**THE EXERCISE**
Only lines with the word "this" are needed; collect each of them from the listing below.

**RECORDED DATA**
BEGIN
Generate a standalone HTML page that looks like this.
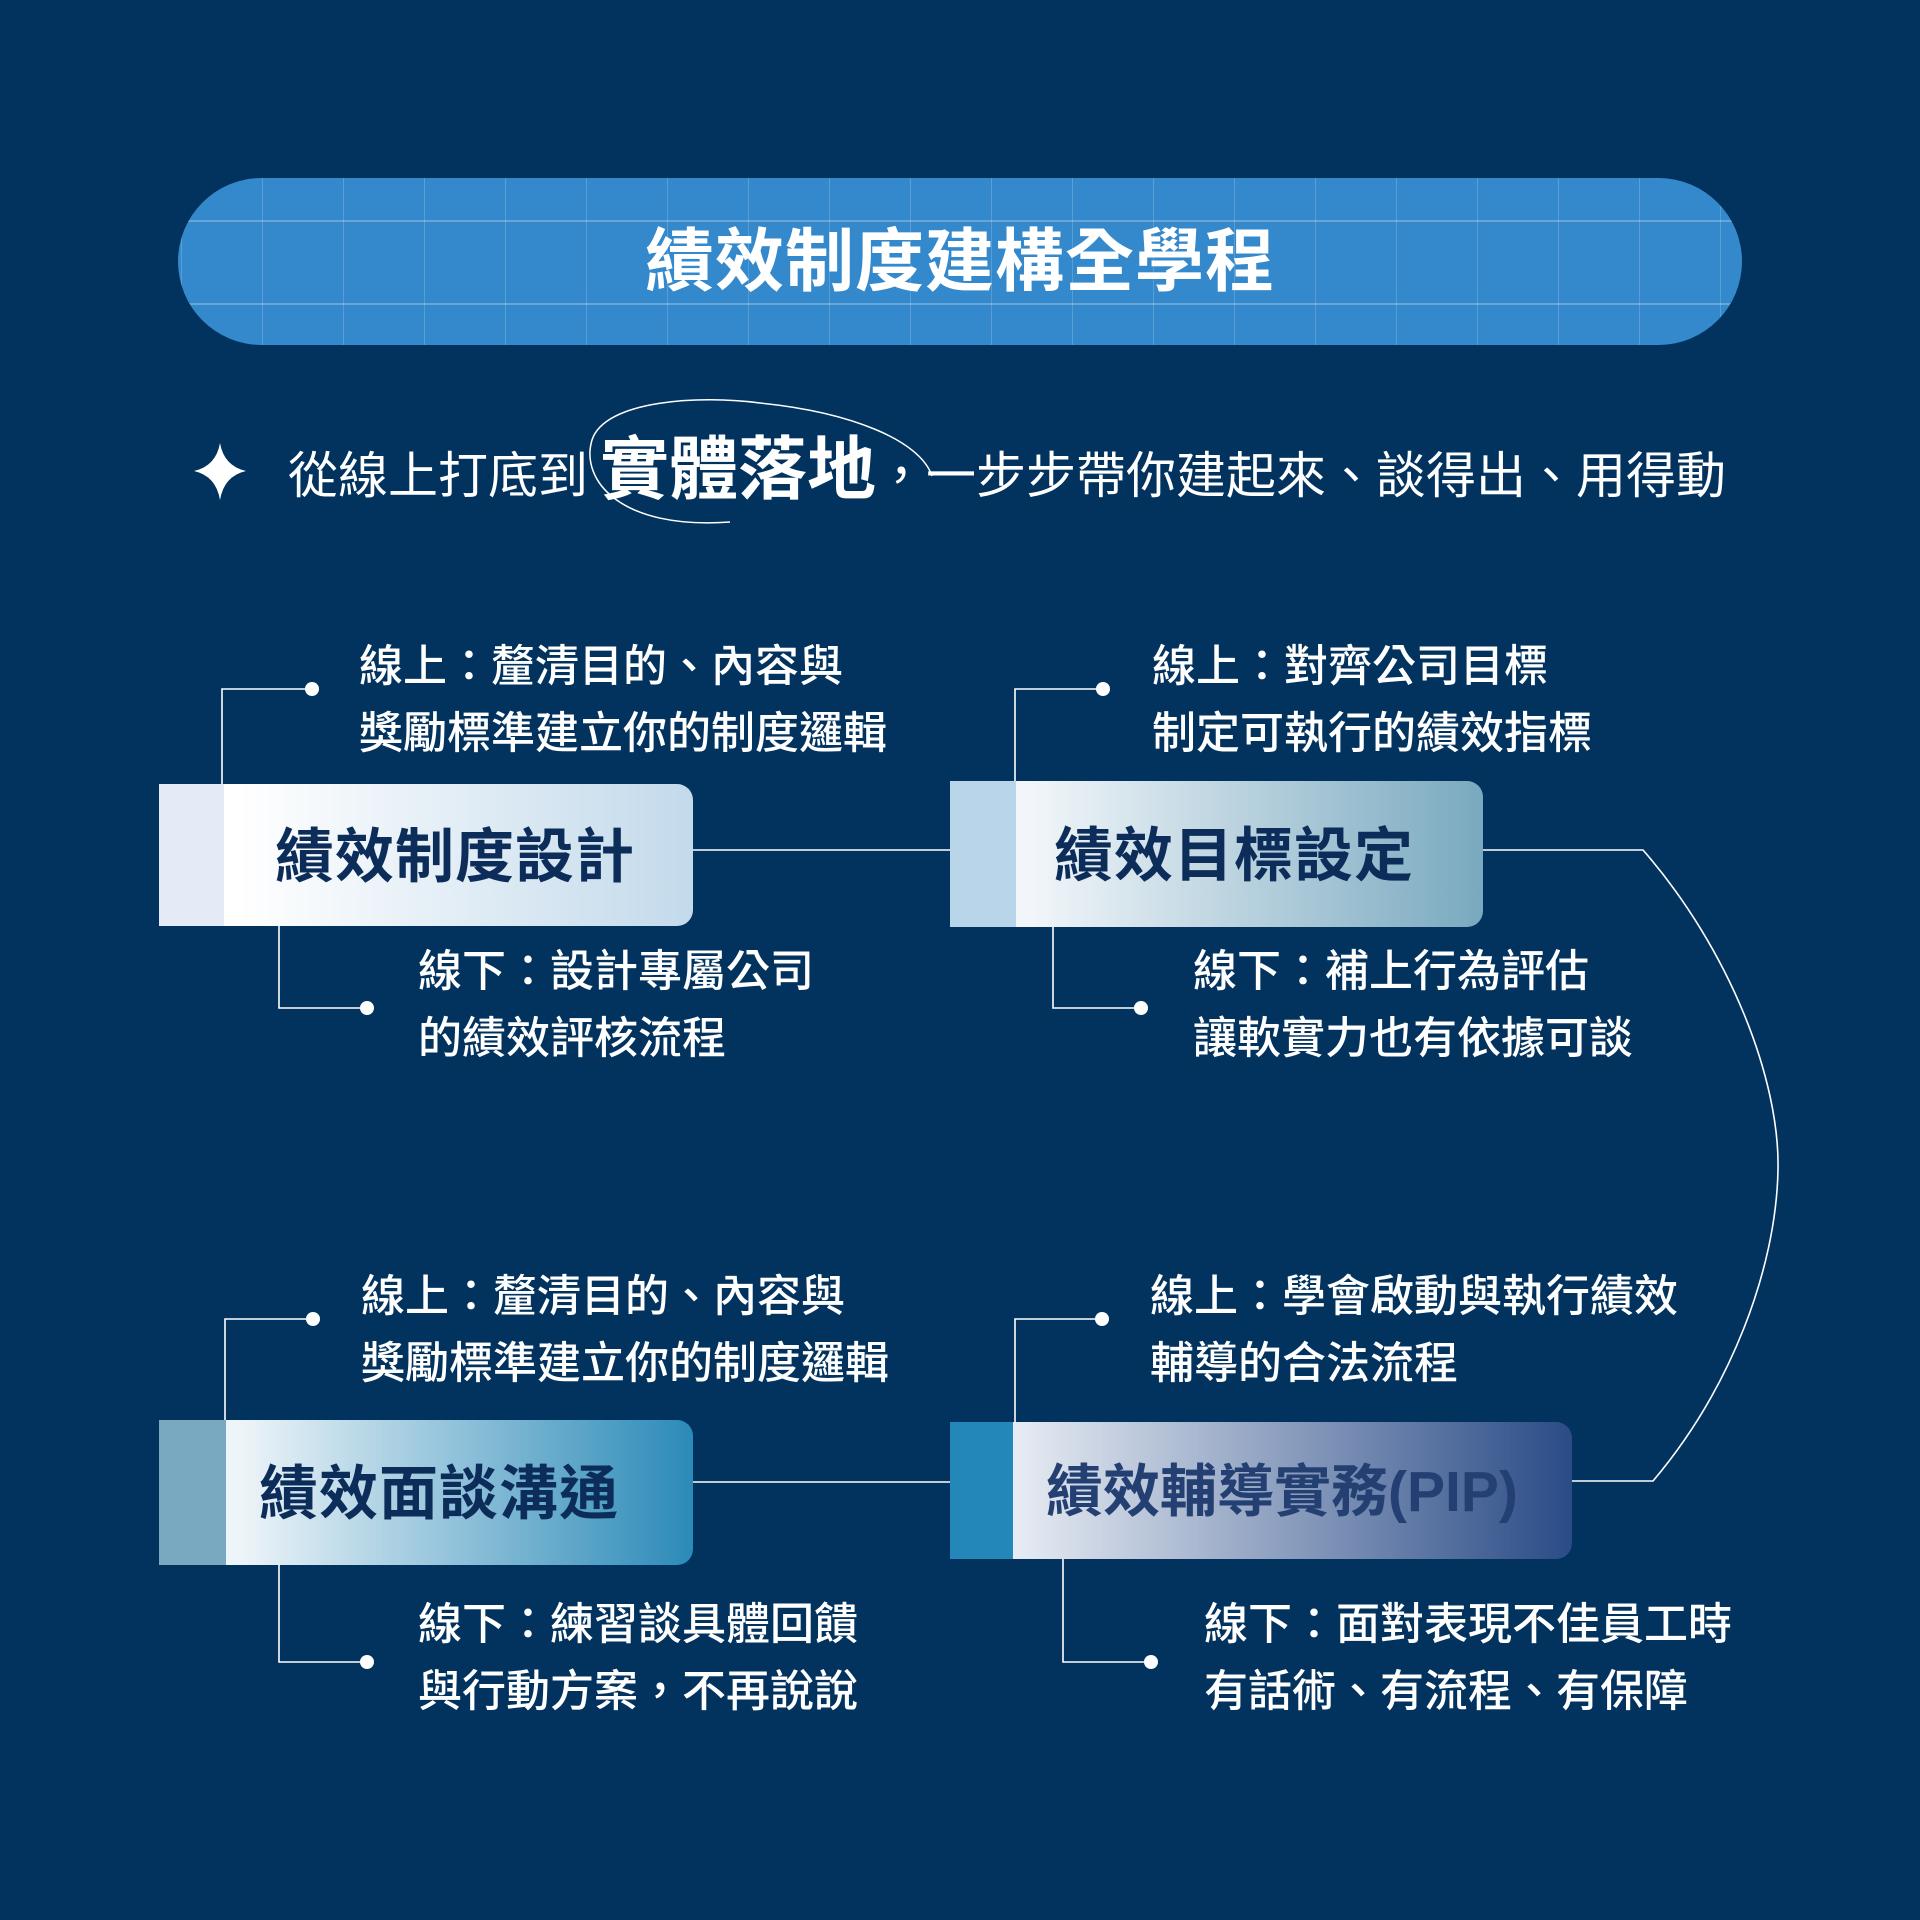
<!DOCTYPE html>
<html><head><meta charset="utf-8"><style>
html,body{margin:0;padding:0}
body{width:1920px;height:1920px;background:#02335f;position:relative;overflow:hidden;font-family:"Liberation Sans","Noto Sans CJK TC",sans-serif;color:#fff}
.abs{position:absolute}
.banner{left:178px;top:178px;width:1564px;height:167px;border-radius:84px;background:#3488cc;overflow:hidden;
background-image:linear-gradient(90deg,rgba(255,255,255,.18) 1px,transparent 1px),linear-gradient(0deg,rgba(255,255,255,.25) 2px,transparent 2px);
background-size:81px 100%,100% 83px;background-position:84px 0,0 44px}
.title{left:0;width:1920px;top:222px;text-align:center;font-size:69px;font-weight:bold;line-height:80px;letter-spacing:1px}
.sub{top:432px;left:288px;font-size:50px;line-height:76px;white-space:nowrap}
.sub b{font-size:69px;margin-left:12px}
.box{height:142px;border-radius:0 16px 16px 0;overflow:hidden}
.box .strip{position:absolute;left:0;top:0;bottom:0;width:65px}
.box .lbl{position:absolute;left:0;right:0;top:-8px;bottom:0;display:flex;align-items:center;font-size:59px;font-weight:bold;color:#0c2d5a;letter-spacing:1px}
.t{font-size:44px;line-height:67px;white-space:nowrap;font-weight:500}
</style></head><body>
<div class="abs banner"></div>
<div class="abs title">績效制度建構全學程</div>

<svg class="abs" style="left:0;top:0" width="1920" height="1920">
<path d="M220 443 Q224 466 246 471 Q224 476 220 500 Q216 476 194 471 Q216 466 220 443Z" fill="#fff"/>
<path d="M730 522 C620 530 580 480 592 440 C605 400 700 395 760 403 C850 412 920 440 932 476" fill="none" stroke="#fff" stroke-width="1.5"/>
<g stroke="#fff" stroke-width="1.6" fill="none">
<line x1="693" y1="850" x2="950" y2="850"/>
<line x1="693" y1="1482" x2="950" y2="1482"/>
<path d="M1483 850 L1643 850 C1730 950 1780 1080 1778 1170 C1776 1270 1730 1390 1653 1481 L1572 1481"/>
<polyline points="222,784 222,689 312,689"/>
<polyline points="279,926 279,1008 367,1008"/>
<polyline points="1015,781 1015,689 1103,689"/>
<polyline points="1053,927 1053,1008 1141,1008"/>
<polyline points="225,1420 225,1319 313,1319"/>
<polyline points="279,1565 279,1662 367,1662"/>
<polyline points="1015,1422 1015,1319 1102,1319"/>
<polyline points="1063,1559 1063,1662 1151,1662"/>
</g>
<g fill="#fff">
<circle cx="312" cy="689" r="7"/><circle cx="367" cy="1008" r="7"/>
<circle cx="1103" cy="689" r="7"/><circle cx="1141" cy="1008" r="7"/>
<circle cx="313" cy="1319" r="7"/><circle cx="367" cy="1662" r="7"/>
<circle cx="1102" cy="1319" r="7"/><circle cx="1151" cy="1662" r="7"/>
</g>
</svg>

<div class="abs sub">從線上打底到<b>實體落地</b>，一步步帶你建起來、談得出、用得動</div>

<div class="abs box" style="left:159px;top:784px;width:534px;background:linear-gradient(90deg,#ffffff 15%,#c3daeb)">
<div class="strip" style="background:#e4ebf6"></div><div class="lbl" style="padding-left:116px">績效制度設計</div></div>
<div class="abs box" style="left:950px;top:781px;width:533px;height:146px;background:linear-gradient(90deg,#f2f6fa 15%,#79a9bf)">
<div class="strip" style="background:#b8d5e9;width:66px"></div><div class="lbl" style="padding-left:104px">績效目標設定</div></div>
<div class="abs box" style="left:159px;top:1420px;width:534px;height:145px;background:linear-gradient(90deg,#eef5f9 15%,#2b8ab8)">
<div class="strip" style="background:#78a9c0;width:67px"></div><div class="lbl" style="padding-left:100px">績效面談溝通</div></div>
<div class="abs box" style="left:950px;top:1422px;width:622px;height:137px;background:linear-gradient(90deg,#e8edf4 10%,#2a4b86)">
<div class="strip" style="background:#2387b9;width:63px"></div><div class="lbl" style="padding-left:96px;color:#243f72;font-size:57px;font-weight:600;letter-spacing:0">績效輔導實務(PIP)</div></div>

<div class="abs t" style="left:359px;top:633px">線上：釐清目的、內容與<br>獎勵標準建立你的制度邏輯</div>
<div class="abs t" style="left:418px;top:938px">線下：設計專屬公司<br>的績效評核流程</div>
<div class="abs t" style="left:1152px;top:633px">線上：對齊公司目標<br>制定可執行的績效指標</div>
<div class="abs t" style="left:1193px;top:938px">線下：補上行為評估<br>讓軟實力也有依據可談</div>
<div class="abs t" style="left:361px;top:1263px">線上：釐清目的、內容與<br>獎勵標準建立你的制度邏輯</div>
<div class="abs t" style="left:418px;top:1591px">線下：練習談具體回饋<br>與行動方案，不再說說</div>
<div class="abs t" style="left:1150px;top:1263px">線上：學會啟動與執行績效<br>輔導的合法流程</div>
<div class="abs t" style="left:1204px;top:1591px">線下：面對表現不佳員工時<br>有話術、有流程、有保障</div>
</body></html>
END
BEGIN
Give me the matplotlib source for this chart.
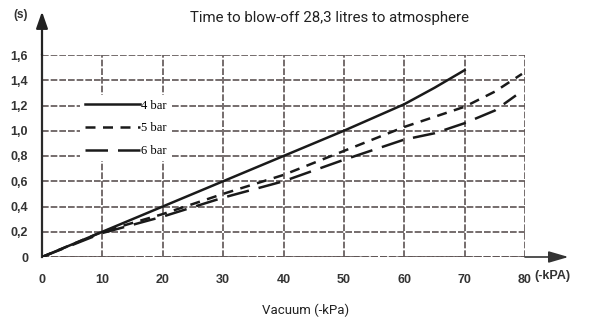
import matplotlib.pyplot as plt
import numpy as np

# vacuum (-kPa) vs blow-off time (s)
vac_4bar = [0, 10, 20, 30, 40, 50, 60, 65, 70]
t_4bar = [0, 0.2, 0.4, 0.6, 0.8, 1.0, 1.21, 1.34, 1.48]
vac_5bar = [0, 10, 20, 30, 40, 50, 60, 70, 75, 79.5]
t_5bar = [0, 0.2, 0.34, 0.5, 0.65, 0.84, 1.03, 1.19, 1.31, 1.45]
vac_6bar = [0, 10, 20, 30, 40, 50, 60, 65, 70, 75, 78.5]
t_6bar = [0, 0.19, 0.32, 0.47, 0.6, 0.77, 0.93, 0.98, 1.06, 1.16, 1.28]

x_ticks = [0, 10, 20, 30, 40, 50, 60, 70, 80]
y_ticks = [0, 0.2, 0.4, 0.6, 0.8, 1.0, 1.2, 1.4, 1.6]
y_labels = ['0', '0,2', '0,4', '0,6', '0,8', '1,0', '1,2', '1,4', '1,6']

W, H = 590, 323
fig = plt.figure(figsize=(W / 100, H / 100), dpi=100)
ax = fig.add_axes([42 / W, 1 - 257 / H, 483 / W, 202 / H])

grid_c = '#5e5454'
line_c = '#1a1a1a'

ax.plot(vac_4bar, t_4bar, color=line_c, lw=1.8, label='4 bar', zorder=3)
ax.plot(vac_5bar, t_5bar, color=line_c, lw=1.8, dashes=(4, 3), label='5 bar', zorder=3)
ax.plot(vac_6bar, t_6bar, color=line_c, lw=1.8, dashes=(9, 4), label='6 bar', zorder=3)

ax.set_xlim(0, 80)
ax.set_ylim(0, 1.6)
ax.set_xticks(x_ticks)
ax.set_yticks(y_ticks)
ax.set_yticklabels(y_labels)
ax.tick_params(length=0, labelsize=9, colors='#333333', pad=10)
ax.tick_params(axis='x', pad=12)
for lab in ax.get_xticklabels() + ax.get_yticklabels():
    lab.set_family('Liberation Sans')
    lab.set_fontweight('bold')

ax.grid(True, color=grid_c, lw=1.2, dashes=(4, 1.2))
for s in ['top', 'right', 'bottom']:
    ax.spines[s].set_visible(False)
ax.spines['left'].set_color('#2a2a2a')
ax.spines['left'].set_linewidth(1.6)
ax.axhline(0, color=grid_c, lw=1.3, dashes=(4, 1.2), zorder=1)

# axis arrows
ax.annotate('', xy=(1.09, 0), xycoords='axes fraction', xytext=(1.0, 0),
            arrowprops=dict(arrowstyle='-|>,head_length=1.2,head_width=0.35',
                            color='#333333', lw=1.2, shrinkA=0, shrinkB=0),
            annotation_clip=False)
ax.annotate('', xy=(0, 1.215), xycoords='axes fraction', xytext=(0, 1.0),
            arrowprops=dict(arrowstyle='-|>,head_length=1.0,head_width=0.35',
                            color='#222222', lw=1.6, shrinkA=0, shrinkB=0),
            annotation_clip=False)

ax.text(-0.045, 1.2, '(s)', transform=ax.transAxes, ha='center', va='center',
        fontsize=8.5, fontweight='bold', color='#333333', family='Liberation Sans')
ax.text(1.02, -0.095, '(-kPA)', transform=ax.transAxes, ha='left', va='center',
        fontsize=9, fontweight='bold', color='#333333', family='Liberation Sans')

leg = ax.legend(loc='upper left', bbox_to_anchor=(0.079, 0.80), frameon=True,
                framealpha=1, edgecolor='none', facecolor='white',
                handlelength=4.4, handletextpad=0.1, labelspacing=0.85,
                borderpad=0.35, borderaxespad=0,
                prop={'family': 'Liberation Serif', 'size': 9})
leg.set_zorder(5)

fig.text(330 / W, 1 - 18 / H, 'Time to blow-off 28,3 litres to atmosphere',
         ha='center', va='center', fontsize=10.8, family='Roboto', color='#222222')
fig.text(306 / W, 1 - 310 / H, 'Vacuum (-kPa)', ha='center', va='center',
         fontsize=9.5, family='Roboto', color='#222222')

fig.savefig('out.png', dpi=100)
END
**PROBLEM SOLUTION**
Generate a standalone HTML page that looks like this.
Give me the matplotlib source for this chart.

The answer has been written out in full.